* _Task directions_
Provide only the number of lines in the records below that include "with".

* _Working data_
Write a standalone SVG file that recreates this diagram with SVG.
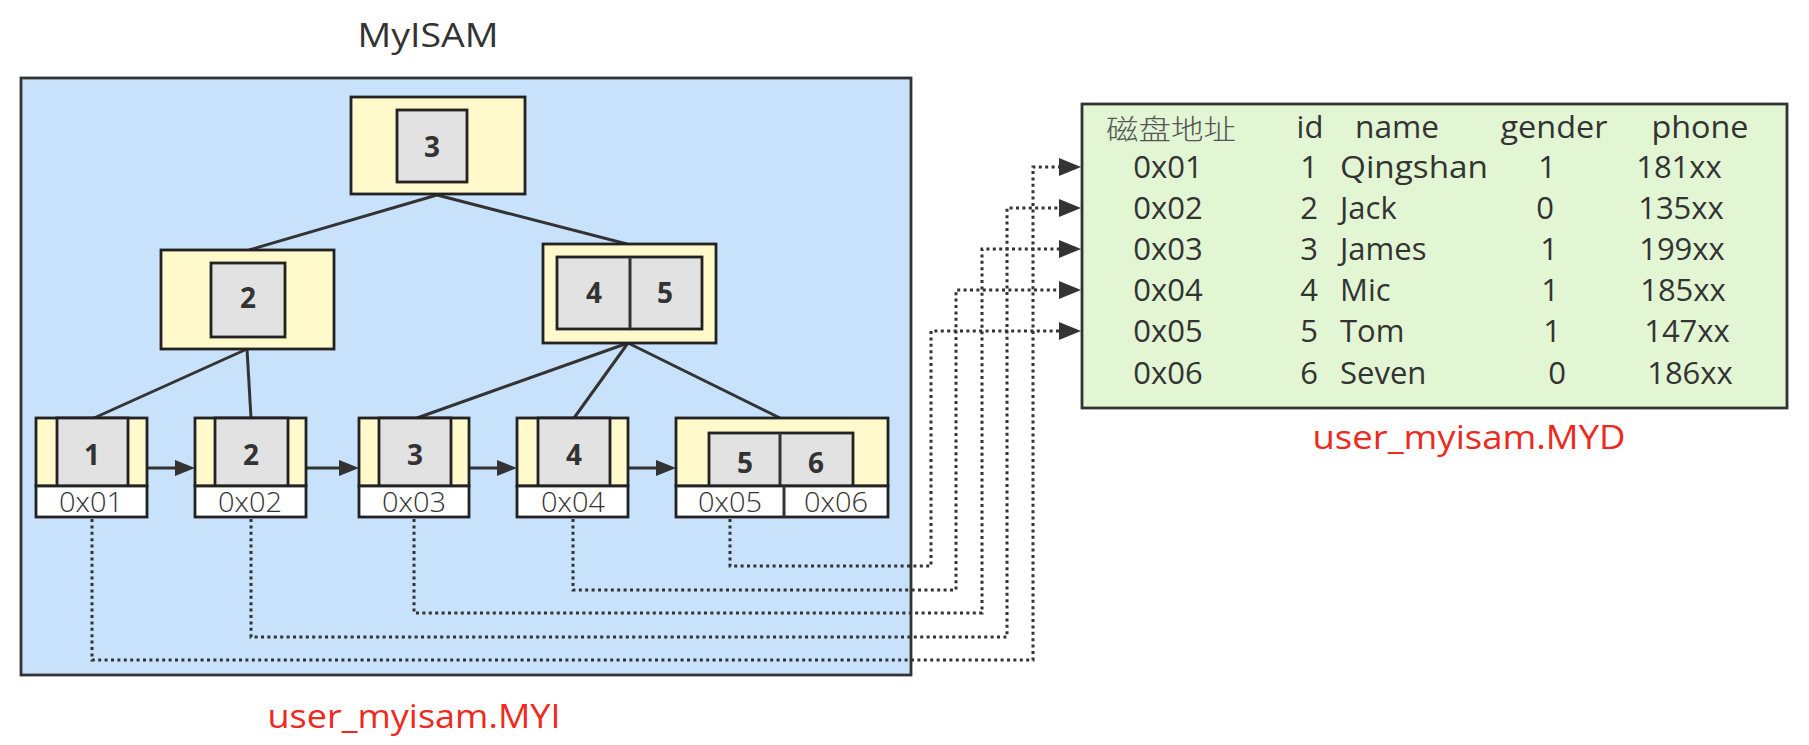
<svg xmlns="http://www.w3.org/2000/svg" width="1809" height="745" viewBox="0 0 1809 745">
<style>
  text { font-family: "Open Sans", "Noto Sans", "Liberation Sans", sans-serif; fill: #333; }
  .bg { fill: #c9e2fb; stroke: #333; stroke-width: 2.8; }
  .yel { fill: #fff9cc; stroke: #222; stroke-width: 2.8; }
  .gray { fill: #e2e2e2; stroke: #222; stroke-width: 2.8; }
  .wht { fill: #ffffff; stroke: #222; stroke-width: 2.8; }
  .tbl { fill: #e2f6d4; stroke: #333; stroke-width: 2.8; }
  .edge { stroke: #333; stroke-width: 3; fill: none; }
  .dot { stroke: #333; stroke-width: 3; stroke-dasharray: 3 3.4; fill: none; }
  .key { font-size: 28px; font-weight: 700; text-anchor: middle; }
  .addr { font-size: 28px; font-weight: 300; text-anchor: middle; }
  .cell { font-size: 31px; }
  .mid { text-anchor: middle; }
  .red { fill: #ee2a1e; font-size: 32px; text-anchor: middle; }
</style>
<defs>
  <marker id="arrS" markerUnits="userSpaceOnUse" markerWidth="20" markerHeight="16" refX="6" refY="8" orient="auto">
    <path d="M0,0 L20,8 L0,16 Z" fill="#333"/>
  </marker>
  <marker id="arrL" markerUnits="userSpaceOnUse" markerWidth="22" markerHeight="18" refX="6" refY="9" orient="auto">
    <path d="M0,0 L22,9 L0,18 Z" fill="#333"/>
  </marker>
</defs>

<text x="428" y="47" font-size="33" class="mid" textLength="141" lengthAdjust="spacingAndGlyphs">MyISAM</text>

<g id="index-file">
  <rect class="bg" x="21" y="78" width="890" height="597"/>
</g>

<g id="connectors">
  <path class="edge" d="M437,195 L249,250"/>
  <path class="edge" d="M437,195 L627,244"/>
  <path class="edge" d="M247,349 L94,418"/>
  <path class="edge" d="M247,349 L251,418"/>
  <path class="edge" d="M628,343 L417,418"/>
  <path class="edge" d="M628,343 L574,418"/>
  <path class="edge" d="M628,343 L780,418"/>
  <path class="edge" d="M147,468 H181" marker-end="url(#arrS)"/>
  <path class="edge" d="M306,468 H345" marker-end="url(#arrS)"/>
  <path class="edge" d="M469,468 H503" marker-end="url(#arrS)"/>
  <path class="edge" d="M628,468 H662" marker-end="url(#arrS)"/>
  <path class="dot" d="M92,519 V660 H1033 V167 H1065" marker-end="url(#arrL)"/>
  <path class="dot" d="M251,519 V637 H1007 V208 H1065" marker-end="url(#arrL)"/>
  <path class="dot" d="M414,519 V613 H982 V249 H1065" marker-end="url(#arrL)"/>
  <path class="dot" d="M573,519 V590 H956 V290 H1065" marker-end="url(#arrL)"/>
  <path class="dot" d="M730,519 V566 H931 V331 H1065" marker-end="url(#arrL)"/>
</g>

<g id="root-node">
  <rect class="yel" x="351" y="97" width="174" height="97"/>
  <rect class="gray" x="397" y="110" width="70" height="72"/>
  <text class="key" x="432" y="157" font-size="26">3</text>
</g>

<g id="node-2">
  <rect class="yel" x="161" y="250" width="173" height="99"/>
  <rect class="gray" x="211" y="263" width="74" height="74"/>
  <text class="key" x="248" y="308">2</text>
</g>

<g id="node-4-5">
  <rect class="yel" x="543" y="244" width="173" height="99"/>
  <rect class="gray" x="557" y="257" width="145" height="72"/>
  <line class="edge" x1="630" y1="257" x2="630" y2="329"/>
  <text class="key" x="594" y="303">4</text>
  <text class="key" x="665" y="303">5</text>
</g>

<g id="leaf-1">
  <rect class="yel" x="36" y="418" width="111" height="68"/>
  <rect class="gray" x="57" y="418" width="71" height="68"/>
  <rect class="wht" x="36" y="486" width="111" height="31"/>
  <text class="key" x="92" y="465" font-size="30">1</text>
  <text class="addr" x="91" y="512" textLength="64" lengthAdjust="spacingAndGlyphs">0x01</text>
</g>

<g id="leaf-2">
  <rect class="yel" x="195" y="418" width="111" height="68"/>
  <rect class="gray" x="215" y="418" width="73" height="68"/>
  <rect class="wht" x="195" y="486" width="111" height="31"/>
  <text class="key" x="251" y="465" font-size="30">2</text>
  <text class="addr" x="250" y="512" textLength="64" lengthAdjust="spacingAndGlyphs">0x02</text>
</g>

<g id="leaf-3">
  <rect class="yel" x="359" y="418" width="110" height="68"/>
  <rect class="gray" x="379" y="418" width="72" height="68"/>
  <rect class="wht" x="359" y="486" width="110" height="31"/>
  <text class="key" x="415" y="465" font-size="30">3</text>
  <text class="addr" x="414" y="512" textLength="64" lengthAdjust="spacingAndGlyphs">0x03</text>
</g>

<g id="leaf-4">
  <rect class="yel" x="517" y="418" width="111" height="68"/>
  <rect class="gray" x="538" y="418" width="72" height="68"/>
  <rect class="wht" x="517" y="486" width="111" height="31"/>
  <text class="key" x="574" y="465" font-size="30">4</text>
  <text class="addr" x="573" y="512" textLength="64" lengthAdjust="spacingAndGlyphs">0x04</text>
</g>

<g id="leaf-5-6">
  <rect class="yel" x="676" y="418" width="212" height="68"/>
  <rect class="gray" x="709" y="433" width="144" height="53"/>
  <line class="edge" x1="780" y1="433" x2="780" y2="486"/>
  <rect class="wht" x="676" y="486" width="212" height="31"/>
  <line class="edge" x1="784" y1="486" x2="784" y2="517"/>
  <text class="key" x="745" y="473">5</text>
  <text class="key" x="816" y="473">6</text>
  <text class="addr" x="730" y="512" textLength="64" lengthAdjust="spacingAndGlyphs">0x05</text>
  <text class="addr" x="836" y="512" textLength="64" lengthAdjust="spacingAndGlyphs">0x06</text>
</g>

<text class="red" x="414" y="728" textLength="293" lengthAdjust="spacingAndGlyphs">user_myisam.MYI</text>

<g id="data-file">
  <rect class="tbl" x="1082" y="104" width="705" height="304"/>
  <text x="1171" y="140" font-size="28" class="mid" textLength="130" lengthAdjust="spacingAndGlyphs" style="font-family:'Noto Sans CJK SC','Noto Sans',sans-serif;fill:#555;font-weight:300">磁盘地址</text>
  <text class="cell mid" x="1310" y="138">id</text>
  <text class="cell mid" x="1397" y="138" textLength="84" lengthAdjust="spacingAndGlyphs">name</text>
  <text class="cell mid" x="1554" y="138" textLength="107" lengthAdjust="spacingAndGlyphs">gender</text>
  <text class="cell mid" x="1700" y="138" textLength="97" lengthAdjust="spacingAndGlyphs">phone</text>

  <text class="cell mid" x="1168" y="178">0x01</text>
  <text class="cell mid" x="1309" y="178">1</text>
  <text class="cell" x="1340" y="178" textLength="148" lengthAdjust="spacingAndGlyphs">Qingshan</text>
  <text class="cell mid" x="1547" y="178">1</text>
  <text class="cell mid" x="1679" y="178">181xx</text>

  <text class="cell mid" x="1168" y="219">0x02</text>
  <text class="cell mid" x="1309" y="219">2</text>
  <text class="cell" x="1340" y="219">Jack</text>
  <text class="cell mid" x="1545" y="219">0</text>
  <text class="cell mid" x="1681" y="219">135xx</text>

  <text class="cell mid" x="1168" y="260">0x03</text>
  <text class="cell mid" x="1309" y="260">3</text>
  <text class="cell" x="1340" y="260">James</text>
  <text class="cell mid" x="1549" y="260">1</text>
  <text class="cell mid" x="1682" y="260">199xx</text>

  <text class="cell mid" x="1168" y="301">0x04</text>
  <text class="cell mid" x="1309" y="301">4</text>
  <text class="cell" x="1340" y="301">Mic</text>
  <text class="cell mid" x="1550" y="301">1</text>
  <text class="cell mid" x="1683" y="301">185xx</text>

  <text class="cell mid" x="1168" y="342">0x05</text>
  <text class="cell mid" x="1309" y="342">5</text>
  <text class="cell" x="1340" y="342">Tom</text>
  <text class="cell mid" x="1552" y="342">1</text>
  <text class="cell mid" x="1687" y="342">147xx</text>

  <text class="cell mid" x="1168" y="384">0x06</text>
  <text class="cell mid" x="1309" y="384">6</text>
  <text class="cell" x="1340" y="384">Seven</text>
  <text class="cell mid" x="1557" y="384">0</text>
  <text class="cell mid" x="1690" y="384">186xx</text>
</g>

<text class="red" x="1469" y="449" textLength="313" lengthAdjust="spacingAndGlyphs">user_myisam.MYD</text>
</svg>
--
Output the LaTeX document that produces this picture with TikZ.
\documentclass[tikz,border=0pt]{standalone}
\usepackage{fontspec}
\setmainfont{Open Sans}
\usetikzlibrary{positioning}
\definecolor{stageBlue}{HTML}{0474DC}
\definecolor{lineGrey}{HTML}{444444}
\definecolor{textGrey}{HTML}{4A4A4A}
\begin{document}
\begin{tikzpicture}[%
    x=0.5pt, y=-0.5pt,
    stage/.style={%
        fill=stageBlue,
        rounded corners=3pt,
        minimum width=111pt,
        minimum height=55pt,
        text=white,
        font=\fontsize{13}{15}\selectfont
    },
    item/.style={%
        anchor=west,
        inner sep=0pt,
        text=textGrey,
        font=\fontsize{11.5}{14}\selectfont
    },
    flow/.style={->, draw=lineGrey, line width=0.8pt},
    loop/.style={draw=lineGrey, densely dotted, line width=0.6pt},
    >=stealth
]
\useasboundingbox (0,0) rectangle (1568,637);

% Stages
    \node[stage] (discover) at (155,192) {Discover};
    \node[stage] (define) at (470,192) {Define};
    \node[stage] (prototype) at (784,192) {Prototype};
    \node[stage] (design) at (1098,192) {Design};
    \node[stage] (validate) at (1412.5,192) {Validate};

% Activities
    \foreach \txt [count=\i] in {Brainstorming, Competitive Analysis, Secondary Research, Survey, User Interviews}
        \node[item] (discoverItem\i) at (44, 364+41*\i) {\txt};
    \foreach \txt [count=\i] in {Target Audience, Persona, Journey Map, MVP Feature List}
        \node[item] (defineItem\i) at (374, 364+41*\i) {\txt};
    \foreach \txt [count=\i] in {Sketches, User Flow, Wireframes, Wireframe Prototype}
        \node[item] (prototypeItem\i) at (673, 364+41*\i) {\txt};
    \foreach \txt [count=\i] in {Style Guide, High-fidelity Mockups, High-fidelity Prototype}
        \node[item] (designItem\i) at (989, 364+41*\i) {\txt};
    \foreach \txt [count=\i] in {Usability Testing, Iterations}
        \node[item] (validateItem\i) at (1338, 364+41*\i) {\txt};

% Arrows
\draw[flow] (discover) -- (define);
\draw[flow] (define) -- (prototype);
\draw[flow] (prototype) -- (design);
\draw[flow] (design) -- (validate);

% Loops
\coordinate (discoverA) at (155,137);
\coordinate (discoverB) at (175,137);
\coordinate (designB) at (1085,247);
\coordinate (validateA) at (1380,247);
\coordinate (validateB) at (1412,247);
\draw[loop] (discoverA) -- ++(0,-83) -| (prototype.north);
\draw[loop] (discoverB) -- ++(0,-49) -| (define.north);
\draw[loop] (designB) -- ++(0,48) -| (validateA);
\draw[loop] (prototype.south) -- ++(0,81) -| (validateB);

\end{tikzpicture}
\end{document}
...
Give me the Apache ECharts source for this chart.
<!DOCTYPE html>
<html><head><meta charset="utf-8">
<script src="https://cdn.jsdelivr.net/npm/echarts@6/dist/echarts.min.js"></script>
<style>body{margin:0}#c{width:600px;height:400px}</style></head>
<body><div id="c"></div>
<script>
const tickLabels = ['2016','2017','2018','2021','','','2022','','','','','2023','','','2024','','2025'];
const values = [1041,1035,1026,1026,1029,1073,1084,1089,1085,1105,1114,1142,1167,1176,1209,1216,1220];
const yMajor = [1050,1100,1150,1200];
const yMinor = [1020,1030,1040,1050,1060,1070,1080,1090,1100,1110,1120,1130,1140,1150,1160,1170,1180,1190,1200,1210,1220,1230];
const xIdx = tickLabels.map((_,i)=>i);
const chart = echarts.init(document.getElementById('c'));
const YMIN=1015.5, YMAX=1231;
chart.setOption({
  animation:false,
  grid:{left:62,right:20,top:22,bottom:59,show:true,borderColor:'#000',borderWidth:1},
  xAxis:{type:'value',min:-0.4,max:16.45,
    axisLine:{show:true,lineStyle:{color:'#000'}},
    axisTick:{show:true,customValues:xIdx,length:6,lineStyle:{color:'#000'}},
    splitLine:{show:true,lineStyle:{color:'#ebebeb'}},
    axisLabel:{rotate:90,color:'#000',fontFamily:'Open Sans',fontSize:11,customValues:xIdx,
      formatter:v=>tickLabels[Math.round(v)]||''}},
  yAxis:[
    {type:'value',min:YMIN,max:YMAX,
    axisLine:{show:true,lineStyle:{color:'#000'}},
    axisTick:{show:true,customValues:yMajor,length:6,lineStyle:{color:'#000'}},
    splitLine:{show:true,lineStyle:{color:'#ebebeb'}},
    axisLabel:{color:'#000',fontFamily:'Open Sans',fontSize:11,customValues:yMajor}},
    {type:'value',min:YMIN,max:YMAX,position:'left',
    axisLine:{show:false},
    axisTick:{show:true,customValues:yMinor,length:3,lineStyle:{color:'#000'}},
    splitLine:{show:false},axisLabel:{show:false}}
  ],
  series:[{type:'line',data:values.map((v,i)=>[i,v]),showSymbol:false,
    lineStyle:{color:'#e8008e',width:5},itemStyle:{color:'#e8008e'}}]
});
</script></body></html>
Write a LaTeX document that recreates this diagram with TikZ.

* _The output_
3